Dalai Lama Says Sex Abuse By Buddhist Teachers 'Nothing New'

While on a visit to the Netherlands, the Dalai Lama met with a group of citizens claiming sexual abuse by Buddhist teachers, according to Tribune India. The group had organized a petition to meet with His Holiness while in the Netherlands for four days on a trip through Europe. Their appeal was heartwrenching:

"We found refuge in Buddhism with an open mind and heart, until we were raped in its name."
The Dalai Lama's response was characteristically calm during a press conference on Dutch public television.

"I already did know these things, nothing new," he said.

He went on to note that there were claims of sexual abuse by teachers at a conference of Western Buddhist teachers in Dharamsala 25 years ago.

WION calls the news shocking in its story, saying that the Dalai Lama heard written testimony from a dozen survivors of sexual abuse during a 20-minute meeting. According to the news anchor, His Holiness was extremely saddened to hear about the abuse, and "constantly condemned" such behavior.

Of the accused, the Dalai Lama said in English that they "don't care about the Buddha's teaching. So now that everything has been made public, people may concern about their shame," an apparent call for compassion toward the accused, as well as the victims.

This November, the leaders of all the different Buddhist traditions in Tibet will be meeting to discuss the future Dalai Lama, according to the Tibetan Journal. His Holiness is 83 and has insisted that his followers discuss the topic sooner rather than later. He mentioned this meeting in the press conference, saying that he thought the Buddhist leaders should address the topic of sexual abuse by Buddhist teachers at that time.

"I think the religious leaders should pay more attention," he added.
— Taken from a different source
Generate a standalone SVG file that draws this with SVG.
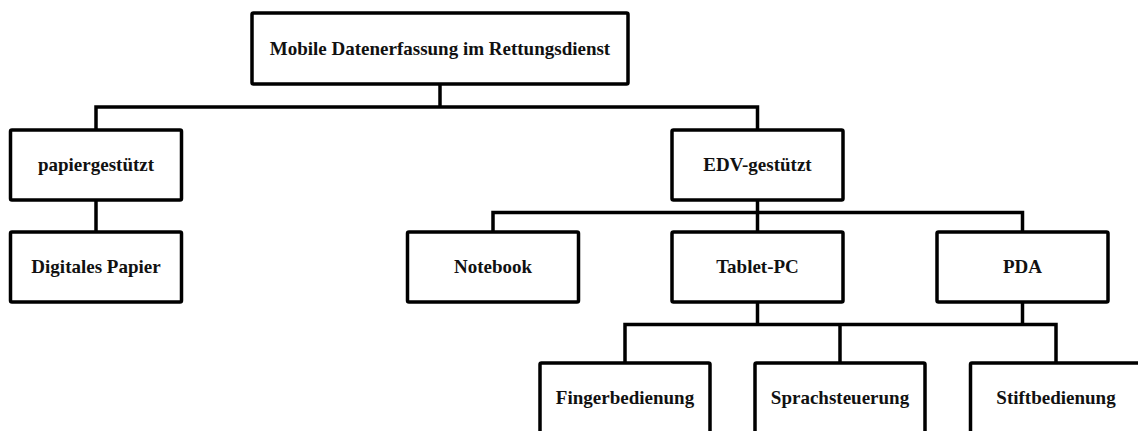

This news comes less than a week after a sexual scandal rocked one of the highest factions of Tibetan Buddhism. According to the Telegraph, the leadership of the Rigpa Buddhist organization apologized last week for the suffering caused by its founder, Sogyal Rinpoche, who allegedly performed sexual and violent acts. Rinpoche wrote The Tibetan Book of Living and Dying, which has sold more than 300 million copies. There are more than 200 Rigpa centers worldwide, and in July Rinpoche stepped back from his administration and teaching duties for the organization while the allegations were investigated. The report commissioned by Rigpa found support for most of the allegations against the former leader and recommended "disassociating from Sogyal as fully as possible and removing those in leadership tainted by the scandal." When issuing the apology, the Rigpa Vision Board stated on behalf of all of the Rigpa individual boards that the organization would act upon those recommendations fully.